Fabrice Dekoninck en tire des portraits in situ de personnages, de traces de cette guerre et de lieux. Des portraits objectifs, fidèles aux faits historiques mais pas neutres. « Rester neutre dessert la vérité », souligne-t-il. Et malgré les tensions, toujours existantes, plus fortes encore que lors de la guerre, malgré le risque que la région s’embrase à nouveau, Fabrice choisit l’espoir. Celui de la jeunesse.
L’espoir d’une jeunesse
« Il y a eu une vie ici », reprend le photographe. Malgré la violence de la guerre, cette vie fut douce. Avant. Une douceur qui se retrouve dans le travail de Fabrice Dekoninck, loin des clichés d’impacts de balles et de sang – bien que ce dernier recouvre « encore » souvent les murs et les sols. Ce contraste s’accompagne d’une forme de mélancolie. « Je ne suis pas un photographe très joyeux. Je pourrais faire des photos de plage en vacances, comme beaucoup de monde, mais je ne sais pas faire, ce n’est pas mon truc. »

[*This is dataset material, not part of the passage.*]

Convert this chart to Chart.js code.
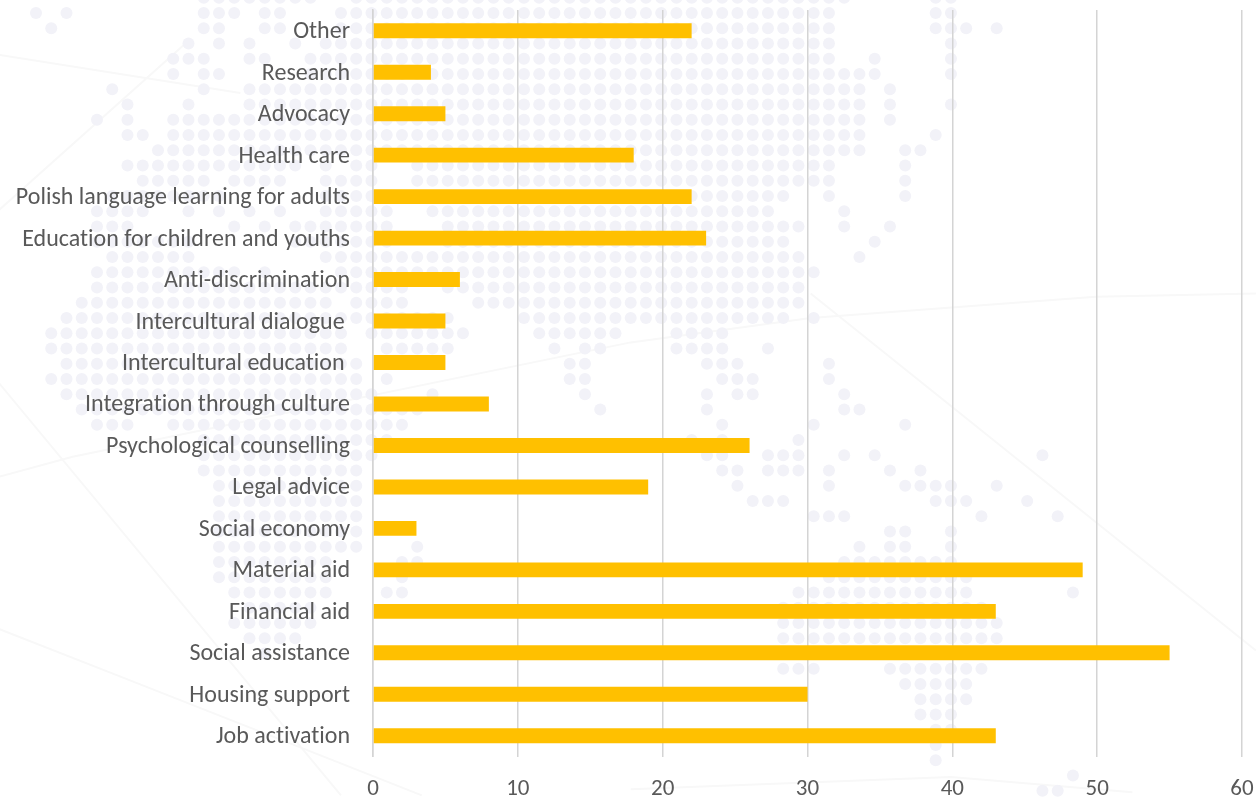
<!DOCTYPE html>
<html>
<head>
<meta charset="utf-8">
<script src="https://cdn.jsdelivr.net/npm/chart.js@4"></script>
<style>
    html, body { margin: 0; padding: 0; background: #fff; }
    #wrap { position: absolute; left: 0; top: 0; width: 1257px; height: 799px; }
    canvas { position: absolute; left: 0; top: 0; }
</style>
</head>
<body>
<div id="wrap">
    <canvas id="mapChart" width="1257" height="799"></canvas>
    <canvas id="myChart" width="1257" height="799"></canvas>
</div>
<script>
let categories = ['Other', 'Research', 'Advocacy', 'Health care', 'Polish language learning for adults',
    'Education for children and youths', 'Anti-discrimination', 'Intercultural dialogue ', 'Intercultural education ',
    'Integration through culture', 'Psychological counselling', 'Legal advice', 'Social economy', 'Material aid',
    'Financial aid', 'Social assistance', 'Housing support', 'Job activation'];
let values = [22, 4, 5, 18, 22, 23, 6, 5, 5, 8, 26, 19, 3, 49, 43, 55, 30, 43];

// background dot map: one line per grid row (first row is -1), [from, to] column runs
let mapRows = [
    [[11,18],[21,53],[59,60]],
    [[0,0],[2,2],[11,13],[15,16],[20,52],[59,60]],
    [[1,1],[11,12],[15,16],[20,52],[59,61],[63,63]],
    [[10,10],[12,12],[14,14],[17,17],[19,52],[60,60]],
    [[9,11],[14,15],[18,52],[55,55],[60,60]],
    [[9,9],[11,12],[18,55],[60,60]],
    [[5,5],[11,11],[14,54],[56,56]],
    [[6,6],[10,10],[14,54],[56,56],[60,60]],
    [[4,4],[6,6],[9,54],[56,56]],
    [[6,7],[9,54],[59,59]],
    [[8,54],[57,58]],
    [[6,17],[19,19],[21,22],[25,52],[57,57]],
    [[7,11],[13,16],[19,22],[25,52],[57,57]],
    [[5,12],[19,22],[25,49],[52,52],[57,57]],
    [[4,7],[10,10],[12,12],[14,14],[16,16],[19,23],[26,48],[53,53]],
    [[4,6],[13,13],[15,15],[17,23],[27,50],[53,53],[56,56]],
    [[4,10],[17,23],[27,49],[55,55]],
    [[5,10],[19,50],[54,54]],
    [[4,13],[15,15],[20,51]],
    [[4,24],[27,50]],
    [[3,19],[21,24],[29,50]],
    [[2,27],[32,49],[51,51]],
    [[1,20],[22,28],[33,38],[42,45]],
    [[1,20],[23,27],[34,34],[36,37],[42,45],[48,48]],
    [[2,21],[35,36],[44,46],[52,52]],
    [[1,21],[23,23],[35,36],[45,47],[52,52]],
    [[2,22],[26,26],[36,36],[44,44],[46,47],[53,53]],
    [[3,25],[37,37],[44,44],[53,54]],
    [[4,6],[9,24],[45,45],[51,51],[57,57]],
    [[11,23],[43,43],[45,45],[50,50]],
    [[11,22],[44,45],[48,50],[53,53],[55,55],[66,66]],
    [[11,21],[45,46],[48,50],[52,52],[56,56],[58,58]],
    [[12,21],[46,46],[52,52],[57,60],[63,63]],
    [[12,21],[47,49],[59,61],[65,65]],
    [[12,21],[51,53],[62,62],[67,67]],
    [[12,21],[56,57],[60,60]],
    [[12,21],[25,25],[54,54],[56,57],[60,60]],
    [[12,19],[24,25],[53,60]],
    [[12,19],[24,24],[52,61]],
    [[13,19],[23,24],[50,61],[68,68]],
    [[14,18],[49,62]],
    [[13,18],[49,63]],
    [[14,17],[49,63]],
    [[15,15]],
    [[49,51],[56,62]],
    [[57,61]],
    [[58,61]],
    [[58,60]],
    [[59,60]],
    [[59,59]],
    [[59,59]],
    [[68,68]],
    [[66,67]]
];

// faint background lines, in the same grid units as the dots
let mapLines = [
    [[-2.4, 2.75], [13.4, 5.25]],
    [[-2.4, 12.9], [9.8, 2]],
    [[-2.4, 30.4], [2.4, 29.1], [39, 21.6], [50.8, 20], [69.5, 18.6], [80, 18.4]],
    [[50.8, 18.4], [80, 41.8]],
    [[-2.4, 40.4], [5.5, 43.5], [18.7, 48.7], [25.3, 51.3]],
    [[-2.4, 24.3], [20, 51.3]],
    [[39, 50.9], [60, 50.1], [71.9, 51.1]]
];

function mapDots() {
    let dots = [];
    for (let i = 0; i < mapRows.length; i++) {
        for (let run of mapRows[i]) {
            for (let col = run[0]; col <= run[1]; col++) {
                dots.push({ x: col, y: i - 1 });
            }
        }
    }
    return dots;
}

let mapDatasets = [{
    data: mapDots(),
    pointRadius: 6,
    pointBorderWidth: 0,
    pointBackgroundColor: '#f2f2f8',
}];

for (let line of mapLines) {
    mapDatasets.push({
        data: line.map(p => ({ x: p[0], y: p[1] })),
        showLine: true,
        pointRadius: 0,
        borderColor: '#f8f8f8',
        borderWidth: 2,
    });
}

new Chart(document.getElementById('mapChart'), {
    type: 'scatter',
    data: { datasets: mapDatasets },
    options: {
        responsive: false,
        animation: false,
        layout: { autoPadding: false },
        plugins: { legend: { display: false }, tooltip: { enabled: false } },
        scales: {
            x: { display: false, min: -2.36, max: 80.07 },
            y: { display: false, reverse: true, min: -0.85, max: 51.54 },
        }
    }
});

// the reference has no ligatures in its labels
const noLigatures = {
    id: 'noLigatures',
    beforeDraw: function (chart) { chart.ctx.textRendering = 'optimizeSpeed'; }
};

const config = {
    type: 'bar',
    data: {
        labels: categories,
        datasets: [{
            data: values,
            backgroundColor: '#ffc000',
            categoryPercentage: 1,
            barPercentage: 0.36,
        }]
    },
    plugins: [noLigatures],
    options: {
        indexAxis: 'y',
        responsive: false,
        animation: false,
        layout: { padding: { left: 0, right: 15, top: 10, bottom: 0 } },
        plugins: {
            legend: { display: false },
            title: { display: false },
            tooltip: { enabled: false },
        },
        scales: {
            x: {
                min: 0,
                max: 60,
                afterFit: function (scale) {
                    scale.height = 42.5;
                    scale.paddingLeft = 0;
                    scale.paddingRight = 0;
                },
                ticks: { stepSize: 10, color: '#595959', font: { family: 'Carlito, "Open Sans", "Noto Sans"', size: 23 }, padding: 19 },
                grid: { color: '#d4d4d4', lineWidth: 1.5, drawTicks: false },
                border: { display: false },
            },
            y: {
                afterFit: function (scale) {
                    scale.width = 373;
                    scale.paddingTop = 0;
                    scale.paddingBottom = 0;
                },
                ticks: { color: '#595959', font: { family: 'Carlito, "Open Sans", "Noto Sans"', size: 24 }, padding: 15, autoSkip: false, labelOffset: 1.5 },
                grid: { display: false },
                border: { color: '#d4d4d4', width: 1.5 },
            },
        }
    }
};

new Chart(document.getElementById('myChart'), config);
</script>
</body>
</html>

Cet espoir pour une paix durable, Ahmed Hrustanović y croit. Serait-il revenu chez lui sinon ? Dans cette maison hantée, où subsistent les traumatismes de cette guerre, passée chez lui alors qu’il « n’avait que 7 ou 8 ans ». Azra Muranović a aussi cet espoir. « Des soldats serbes sont venus chez elle, alors qu’elle n’avait que 5 ans, pour la tuer, elle et sa famille – les massacres étaient généralisés, prévus en avance -. Mais un voisin les a sauvés », rapporte le photographe.
« Ceux qui ont fui l’Ukraine, à la frontière avec la Pologne, alors qu’ils n’étaient parfois chaussés que de pantoufles, leurs animaux dans les bras, ont eu les mêmes mots que ceux qui ont la mémoire de la guerre en Bosnie-Herzegovine : ils ne comprenaient pas. Comment un voisin pouvait leur faire cela ? », témoigne Fabrice Dekoninck. Alors que la guerre a fait son retour à la frontière de l’Europe et menace de dépasser celle-ci, ce travail revêt un écho particulier et offre un témoignage précieux et essentiel.
Between Fears and Hope, Fabrice Dekoninck, éditions Hemeria, Format 20 x 26 cm – 272 pages – 130 photos N&B et couleur, 59 €.